My favorite flower, forever and always, is the peony. I just adore it and all of its ruffles. It makes me sad that peony season is so short, but I do think that is part of what makes them so special. It’s a fleeting beauty and so we must enjoy them in abundance while we can!

Of course, Bryce and I talk a lot about the future of our farm. We’ve discussed if we want to ramp up sales of flowers and really push to sell to florists, markets and other outlets. Something that we come back to again and again is the idea of specializing in one flower. And there is no question that if we were to do that, that flower would be the peony. Of course, that requires time and patience as flower farmers must not cut flowers off of their peonies for three years as to allow the roots of the plant to fully develop. Currently, we have about 70 four-year-old peonies with 30 more in the field on year two.

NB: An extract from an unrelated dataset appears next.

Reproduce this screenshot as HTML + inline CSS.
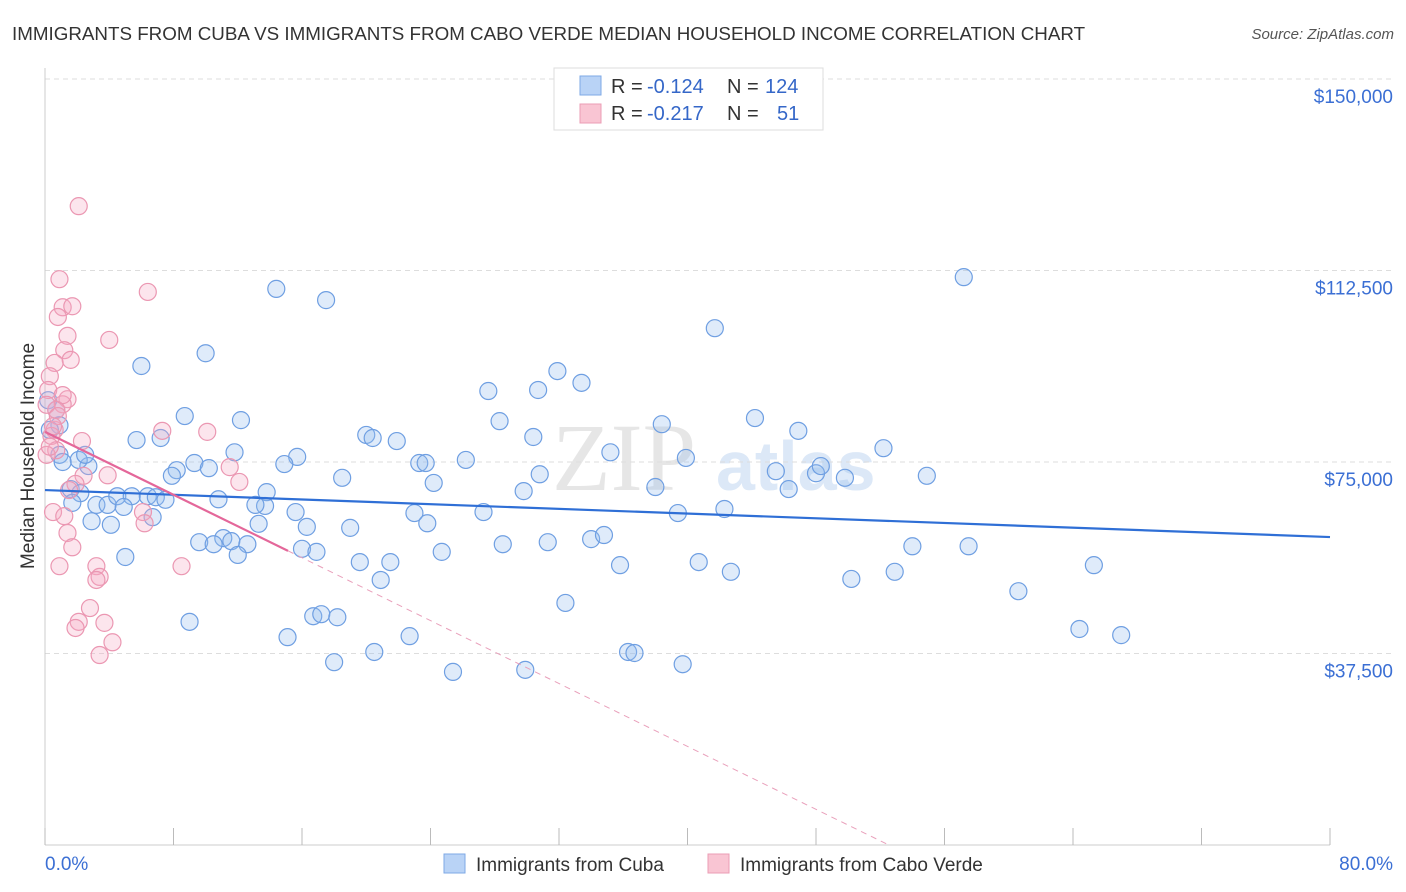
<!DOCTYPE html>
<html><head><meta charset="utf-8"><style>
body{margin:0;background:#fff;font-family:"Liberation Sans",sans-serif;}
svg{display:block}
</style></head><body>
<svg id="chart" width="1406" height="892">
<text x="12" y="40" font-size="18.8" fill="#333">IMMIGRANTS FROM CUBA VS IMMIGRANTS FROM CABO VERDE MEDIAN HOUSEHOLD INCOME CORRELATION CHART</text>
<text x="1394" y="39" font-size="15" fill="#555" font-style="italic" text-anchor="end">Source: ZipAtlas.com</text>
<g><text x="552" y="490" font-size="96" font-family="Liberation Serif,serif" fill="#e6e6e6">ZIP</text><text x="716" y="490" font-size="70" fill="#dce8f7" font-weight="bold">atlas</text></g>
<g id="grid"></g>
<g id="axes"></g>
<g id="marks"></g>
<g>
<rect x="554" y="68" width="269" height="62" fill="#fff" stroke="#ddd"/>
<rect x="580" y="76" width="21" height="19" fill="#b9d3f6" stroke="#7ea8e6"/>
<rect x="580" y="104" width="21" height="19" fill="#f9c5d3" stroke="#eb9db4"/>
<text x="611" y="93" font-size="20" fill="#333">R =</text>
<text x="647" y="93" font-size="20" fill="#3567c8">-0.124</text>
<text x="727" y="93" font-size="20" fill="#333">N =</text>
<text x="765" y="93" font-size="20" fill="#3567c8">124</text>
<text x="611" y="120" font-size="20" fill="#333">R =</text>
<text x="647" y="120" font-size="20" fill="#3567c8">-0.217</text>
<text x="727" y="120" font-size="20" fill="#333">N =</text>
<text x="777" y="120" font-size="20" fill="#3567c8">51</text>
</g>
<g>
<rect x="444" y="854" width="21" height="19" fill="#b9d3f6" stroke="#7ea8e6"/>
<text x="476" y="871" font-size="19" fill="#333">Immigrants from Cuba</text>
<rect x="708" y="854" width="21" height="19" fill="#f9c5d3" stroke="#eb9db4"/>
<text x="740" y="871" font-size="19" fill="#333">Immigrants from Cabo Verde</text>
</g>
<text x="45" y="870" font-size="19" fill="#3b6fd4">0.0%</text>
<text x="1393" y="870" font-size="19" fill="#3b6fd4" text-anchor="end">80.0%</text>
<text transform="translate(34,456) rotate(-90)" font-size="19" fill="#333" text-anchor="middle">Median Household Income</text>
</svg>
<script>
const yTicks=[37500,75000,112500,150000];
const yTickLabels=["$37,500","$75,000","$112,500","$150,000"];
const xTicks=[0,8,16,24,32,40,48,56,64,72,80];
const cubaX=[57.2,14.4,17.5,41.7,10.0,6.0,31.9,33.4,27.6,30.7,8.7,12.2,44.2,28.3,38.4,5.7,7.2,20.0,20.4,21.9,30.4,46.9,52.2,35.2,11.8,15.7,14.9,23.3,23.7,26.2,9.3,10.2,8.2,7.9,2.7,2.1,0.9,1.1,45.5,48.0,48.3,49.8,54.9,30.8,18.5,39.9,24.2,1.6,2.2,1.7,3.2,3.9,4.5,5.4,6.4,6.9,7.5,4.9,6.7,10.8,13.8,13.7,13.1,15.6,23.0,16.3,23.8,27.3,29.8,38.0,46.3,42.3,39.4,2.9,4.1,13.3,19.0,9.6,11.1,11.6,10.5,12.6,12.0,16.0,16.9,24.7,21.5,19.6,20.9,28.5,31.3,34.0,34.8,35.8,40.7,42.7,54.0,57.5,50.2,52.9,65.3,60.6,32.4,5.0,9.0,15.1,16.7,17.2,18.2,22.7,20.5,18.0,25.4,29.9,36.3,36.7,39.7,64.4,67.0,0.2,0.7,0.9,2.5,0.3];
const cubaY=[111.2,108.9,106.7,101.2,96.3,93.8,92.8,90.5,88.9,89.1,84.0,83.2,83.6,83.0,82.4,79.3,79.7,80.3,79.7,79.1,79.9,81.1,77.7,76.9,76.9,76.0,74.6,74.8,74.8,75.4,74.8,73.8,73.4,72.3,74.2,75.4,76.4,75.0,73.2,72.8,74.2,71.9,72.3,72.6,71.9,75.8,70.9,69.7,68.9,67.0,66.6,66.6,68.3,68.3,68.3,68.1,67.6,66.2,64.2,67.7,69.1,66.4,66.6,65.2,65.0,62.3,63.0,65.2,69.3,70.1,69.7,65.8,65.0,63.4,62.7,62.9,62.1,59.3,60.1,59.5,58.9,58.9,56.8,58.0,57.4,57.4,55.4,55.4,51.9,58.9,59.3,59.9,60.7,54.8,55.4,53.5,58.5,58.5,52.1,53.5,54.8,49.7,47.4,56.4,43.7,40.7,44.8,45.2,44.6,40.9,37.8,35.8,33.9,34.3,37.8,37.6,35.4,42.3,41.1,87.1,85.2,82.2,76.4,81.3];
const caboX=[2.1,0.9,6.4,1.1,1.7,0.8,1.4,4.0,1.2,1.6,0.6,0.3,0.2,1.4,1.1,0.7,0.1,0.6,0.4,2.3,7.3,10.1,0.7,0.1,11.5,3.9,2.4,1.9,12.1,0.5,1.2,6.1,6.2,1.4,1.7,0.9,3.2,3.4,3.2,8.5,2.8,2.1,1.9,3.7,4.2,3.4,1.1,1.5,0.8,0.5,0.3];
const caboY=[125.1,110.8,108.3,105.3,105.5,103.4,99.7,98.9,96.9,95.0,94.4,91.8,89.1,87.3,86.3,85.2,86.2,81.3,80.1,79.1,81.1,80.9,77.3,76.4,74.0,72.4,72.3,70.7,71.1,65.2,64.4,65.2,63.0,61.1,58.3,54.6,54.6,52.5,51.9,54.6,46.4,43.7,42.5,43.5,39.7,37.2,88.1,69.5,84.0,82.0,78.0];
const cubaTrend=[69.5,60.3];
const caboTrend=[80.9,57.6,15.13];
const NS="http://www.w3.org/2000/svg";
const X0=45,X1=1330,Y0=845,PXPER=191.5/37500;
function sx(v){return X0+(v/80)*(X1-X0);}
function sy(v){return Y0-v*PXPER;}
function mk(tag,attrs,parent){const e=document.createElementNS(NS,tag);for(const k in attrs)e.setAttribute(k,attrs[k]);parent.appendChild(e);return e;}
const grid=document.getElementById('grid'),axes=document.getElementById('axes'),marks=document.getElementById('marks');
yTicks.forEach((t,i)=>{
 const l=mk('line',{x1:X0,x2:1393,y1:sy(t),y2:sy(t),stroke:'#ddd','stroke-dasharray':'5,4'},grid);
 
 
 const tx=mk('text',{x:1393,y:sy(t)+24,'font-size':19,fill:'#3b6fd4','text-anchor':'end'},grid);
 tx.textContent=yTickLabels[i];
 
 
});
const la=mk('line',{x1:X0,x2:X0,y1:68,y2:Y0,stroke:'#ccc'},axes);


const lb=mk('line',{x1:X0,x2:X1,y1:Y0,y2:Y0,stroke:'#ccc'},axes);


xTicks.forEach(t=>{
 const l=mk('line',{x1:sx(t),x2:sx(t),y1:Y0-17,y2:Y0,stroke:'#bbb'},axes);
 
 
});
cubaX.forEach((x,i)=>{
 const c=mk('circle',{cx:sx(x),cy:sy(cubaY[i]*1000),r:8.5,fill:'rgba(150,190,240,0.3)',stroke:'#6f9fe2','stroke-width':1.2},marks);
 
 
});
caboX.forEach((x,i)=>{
 const c=mk('circle',{cx:sx(x),cy:sy(caboY[i]*1000),r:8.5,fill:'rgba(245,170,195,0.3)',stroke:'#eb97b2','stroke-width':1.2},marks);
 
 
});
const t1=mk('line',{x1:sx(0),y1:sy(cubaTrend[0]*1000),x2:sx(80),y2:sy(cubaTrend[1]*1000),stroke:'#2f6fd6','stroke-width':2.2},marks);


const slope=(caboTrend[1]-caboTrend[0])/caboTrend[2];
const xz=-caboTrend[0]/slope;
const t2=mk('line',{x1:sx(0),y1:sy(caboTrend[0]*1000),x2:sx(caboTrend[2]),y2:sy(caboTrend[1]*1000),stroke:'#e4679a','stroke-width':2.2},marks);


const t3=mk('line',{x1:sx(caboTrend[2]),y1:sy(caboTrend[1]*1000),x2:sx(xz),y2:sy(0),stroke:'#e9a0bb','stroke-width':1,'stroke-dasharray':'6,5'},marks);


</script>
</body></html>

We’ve been putting bundles of peonies out on the honor stand and we’ve had several big orders (for prom!). For the longest vase life one would pick peonies when they are in the “marshmallow” stage of bud. This means that when you squeeze the bud, it feels like a marshmallow. The flowers that we put on the stand are usually just opened. When the field is ready to be harvested, we will cut all usable blooms but, for now (in the garden anyway), I let some flowers open so that we can enjoy their beauty in the garden as well as the vase! I also got a few questions this year about disbudding the smaller offshoot buds on a stem. I actually like a bud or two peeking out in an arrangement, so I don’t take them all off. However, some of my plants have multiple buds and those I do take off so the energy can go into the main flower.

A perpetual problem with peonies is that, when left to open, they get floppy at seemingly the first drop of rain or even just because their heads are so heavy. If rain is predicted, I usually cut all my peonies that have started to open and bring them indoors to enjoy. Those that haven’t opened usually survive just fine. In garden stores and online you can find supports for peonies so that the heavy heads don’t droop. I’ve never had to do that but, this year, several of my stems did crack under the pressure so next year I believe I’ll rig up a support system for them.

We have vases of peonies scattered all over the house. One of the things that I just love about peonies is that it’s so very easy to create a stunning arrangement because the blooms are so big and blousy that all you really have to do is stick them in water!

I always plant my peonies in the fall with tubers that I’ve ordered during the summer (at the latest, it’s always a good idea to place an order while that particular plant is blooming). A favorite supplier was always Song Sparrow but I’m disappointed to report that they seemed to have closed. I’ve also ordered from Hollingsworth and have been pleased with the quality. I have found that not all suppliers are created equal so do take care who you order from! I promise you will not regret planting a few peonies in your garden!